Australian Navy Remembers First Submarine Lost in WW1

Australian Navy Remembers First Submarine Lost in WW1

Australians have paid tribute to the first submariners lost in the Great War as they search for the wreck of HMAS AE1. Sixteen of those lost were Britons.

 

More than 1,500 people gathered in Simpson Harbour, Papua New Guinea, for a centennial service 100 years to the day that the boat was lost.

Built in Barrow and crewed by 18 Australians, 16 Britons (all her officers, plus men who’d transferred from the RN to the RAN) and one New Zealander, AE1 was the first boat in the Royal Australian Navy, arriving in Sydney just a couple of months before the outbreak of war.

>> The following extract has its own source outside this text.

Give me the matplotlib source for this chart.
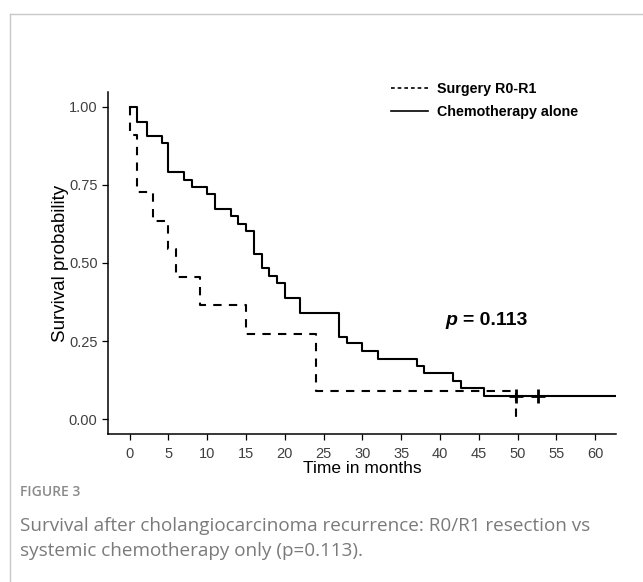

In September 1914 she and her sister AE2 were sent as part of the force dispatched to drive German forces out of New Guinea.

One day after the capture of the key port of Rabaul, AE1 headed out on patrol and was never seen again.

The names of all 35 souls lost when the submarine disappeared were read out.

The service came at the end of a concerted search for AE1’s wreck by the Australian survey ship HMAS Yarra, whose sailors provide a guard of honour for the centenary service.

The crew of HMAS Yarra spent four days scanning difficult terrain on the seabed – a steep volcanic shelf, numerous rocky outcrops littered with the detritus of conflicts past (as well as the actions of WW1, Rabaul was a major Japanese base a generation later).

Using oral histories, data from previous searches, contemporary naval and weather records, and knowledge of the waters around the Duke of York Islands, to pinpoint the hunt for the wreck, concentrating on the waters off Mioko Island, about 20 miles east of Rabaul.

Lt Cdr Brendan O’Hara, Yarra’s Commanding Officer said:

“Locals that lived on Mioko Island spoke of a ‘monster’ – possibly AE1 – that approached the reef and then moved away north-east before disappearing.”

Most of the contacts Yarra picked up were classified as natural objects, but one remains unidentified and will require further investigation, other operations allow.